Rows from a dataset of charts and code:
--- Start ---
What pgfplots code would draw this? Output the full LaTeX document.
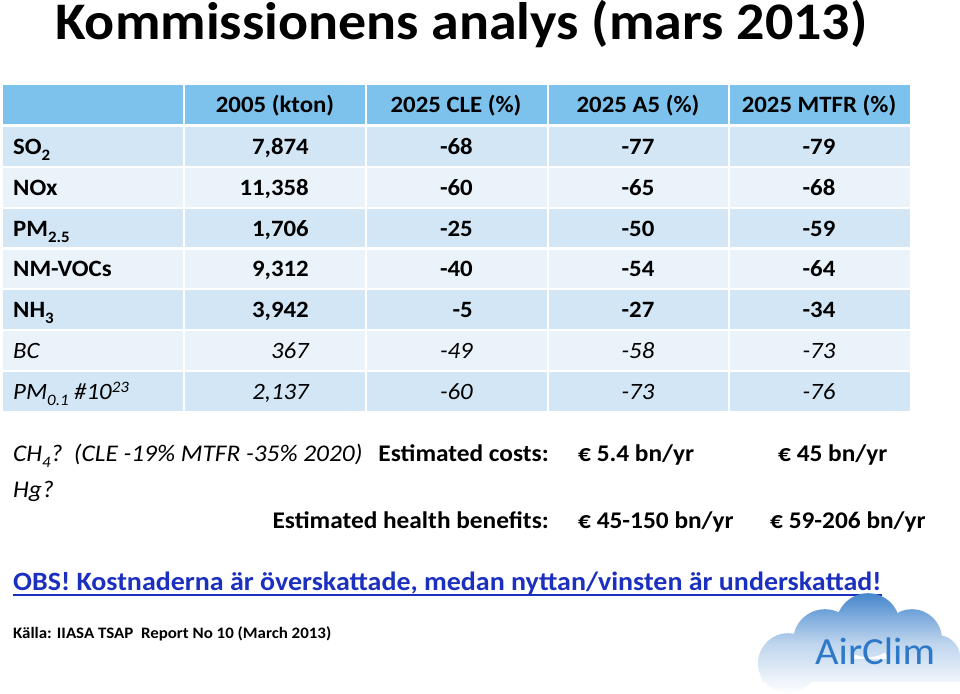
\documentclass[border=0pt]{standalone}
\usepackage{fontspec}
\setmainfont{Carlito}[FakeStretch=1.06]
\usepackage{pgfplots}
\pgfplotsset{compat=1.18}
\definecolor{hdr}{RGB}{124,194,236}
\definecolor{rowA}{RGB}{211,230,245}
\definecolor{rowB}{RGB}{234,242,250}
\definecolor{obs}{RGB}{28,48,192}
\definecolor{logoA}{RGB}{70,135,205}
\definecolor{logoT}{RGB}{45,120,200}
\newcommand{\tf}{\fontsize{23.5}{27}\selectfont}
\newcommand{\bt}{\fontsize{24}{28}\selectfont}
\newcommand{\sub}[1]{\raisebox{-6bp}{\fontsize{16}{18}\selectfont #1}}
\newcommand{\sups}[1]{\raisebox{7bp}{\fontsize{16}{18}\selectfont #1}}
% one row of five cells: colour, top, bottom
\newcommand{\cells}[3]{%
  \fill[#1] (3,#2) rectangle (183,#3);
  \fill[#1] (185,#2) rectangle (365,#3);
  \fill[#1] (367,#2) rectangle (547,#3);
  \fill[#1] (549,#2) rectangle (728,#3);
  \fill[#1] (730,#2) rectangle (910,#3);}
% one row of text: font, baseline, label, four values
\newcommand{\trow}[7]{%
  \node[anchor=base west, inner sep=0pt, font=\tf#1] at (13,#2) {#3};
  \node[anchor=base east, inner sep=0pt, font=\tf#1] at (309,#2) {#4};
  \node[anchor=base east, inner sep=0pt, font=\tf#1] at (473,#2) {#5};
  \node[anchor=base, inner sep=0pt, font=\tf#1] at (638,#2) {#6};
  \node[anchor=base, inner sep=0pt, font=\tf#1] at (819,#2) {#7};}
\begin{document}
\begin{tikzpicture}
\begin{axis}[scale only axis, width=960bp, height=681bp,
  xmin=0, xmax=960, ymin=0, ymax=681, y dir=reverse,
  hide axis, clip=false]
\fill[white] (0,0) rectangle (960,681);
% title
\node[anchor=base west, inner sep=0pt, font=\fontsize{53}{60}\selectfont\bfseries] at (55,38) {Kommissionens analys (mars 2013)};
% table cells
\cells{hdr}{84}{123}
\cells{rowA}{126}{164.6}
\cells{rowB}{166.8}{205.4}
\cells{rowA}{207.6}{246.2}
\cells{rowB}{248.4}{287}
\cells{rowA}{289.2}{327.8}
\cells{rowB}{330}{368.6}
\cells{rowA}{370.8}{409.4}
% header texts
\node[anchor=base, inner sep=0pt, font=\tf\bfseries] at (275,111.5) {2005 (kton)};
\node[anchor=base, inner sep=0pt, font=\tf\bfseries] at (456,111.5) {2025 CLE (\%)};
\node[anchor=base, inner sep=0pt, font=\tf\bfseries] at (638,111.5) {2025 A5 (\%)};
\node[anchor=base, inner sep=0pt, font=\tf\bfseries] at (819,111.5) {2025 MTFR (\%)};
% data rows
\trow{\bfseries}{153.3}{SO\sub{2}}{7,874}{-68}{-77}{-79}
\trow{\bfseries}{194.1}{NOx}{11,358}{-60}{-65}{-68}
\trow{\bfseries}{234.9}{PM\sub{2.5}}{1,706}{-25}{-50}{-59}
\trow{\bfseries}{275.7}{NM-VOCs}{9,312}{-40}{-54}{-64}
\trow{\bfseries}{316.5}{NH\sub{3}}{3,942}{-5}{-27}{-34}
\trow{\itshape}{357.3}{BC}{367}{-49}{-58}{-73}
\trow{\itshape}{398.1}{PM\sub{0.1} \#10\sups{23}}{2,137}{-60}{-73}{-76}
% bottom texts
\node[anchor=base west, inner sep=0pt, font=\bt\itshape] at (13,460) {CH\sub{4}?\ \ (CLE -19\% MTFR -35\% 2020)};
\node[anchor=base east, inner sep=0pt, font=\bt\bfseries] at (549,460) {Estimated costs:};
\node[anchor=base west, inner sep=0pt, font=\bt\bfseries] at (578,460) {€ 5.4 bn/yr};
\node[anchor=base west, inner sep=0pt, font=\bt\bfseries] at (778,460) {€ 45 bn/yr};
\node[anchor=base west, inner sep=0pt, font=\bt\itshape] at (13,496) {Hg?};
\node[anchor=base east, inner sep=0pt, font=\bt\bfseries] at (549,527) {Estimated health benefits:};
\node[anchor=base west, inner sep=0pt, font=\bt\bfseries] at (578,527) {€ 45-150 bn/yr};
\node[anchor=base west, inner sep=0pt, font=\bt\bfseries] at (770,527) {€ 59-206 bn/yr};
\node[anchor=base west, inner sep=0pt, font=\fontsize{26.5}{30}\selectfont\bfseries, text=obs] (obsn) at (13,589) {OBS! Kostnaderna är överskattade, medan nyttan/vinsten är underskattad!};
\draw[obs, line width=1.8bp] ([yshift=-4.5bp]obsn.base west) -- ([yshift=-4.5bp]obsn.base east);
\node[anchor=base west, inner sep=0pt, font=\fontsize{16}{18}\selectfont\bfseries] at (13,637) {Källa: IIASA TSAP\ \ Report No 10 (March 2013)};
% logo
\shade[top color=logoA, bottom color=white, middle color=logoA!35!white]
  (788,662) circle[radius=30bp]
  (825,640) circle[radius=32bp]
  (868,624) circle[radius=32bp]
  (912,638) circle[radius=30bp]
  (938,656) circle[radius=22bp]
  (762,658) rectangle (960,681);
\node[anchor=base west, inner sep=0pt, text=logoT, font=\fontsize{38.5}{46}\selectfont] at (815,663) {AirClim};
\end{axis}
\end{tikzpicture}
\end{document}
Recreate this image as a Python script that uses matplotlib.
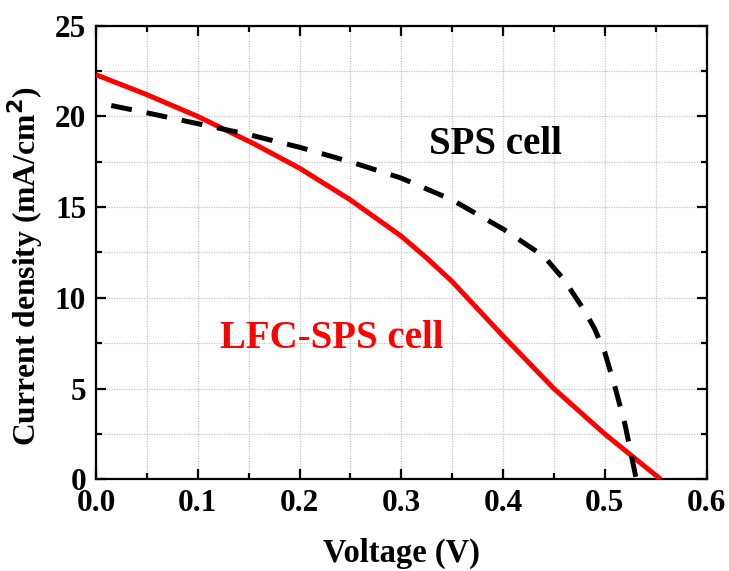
--- End ---
Task directions - Copy all lines from the data that hold the word "this".

Exercise result -
What pgfplots code would draw this? Output the full LaTeX document.
Recreate this image as a Python script that uses matplotlib.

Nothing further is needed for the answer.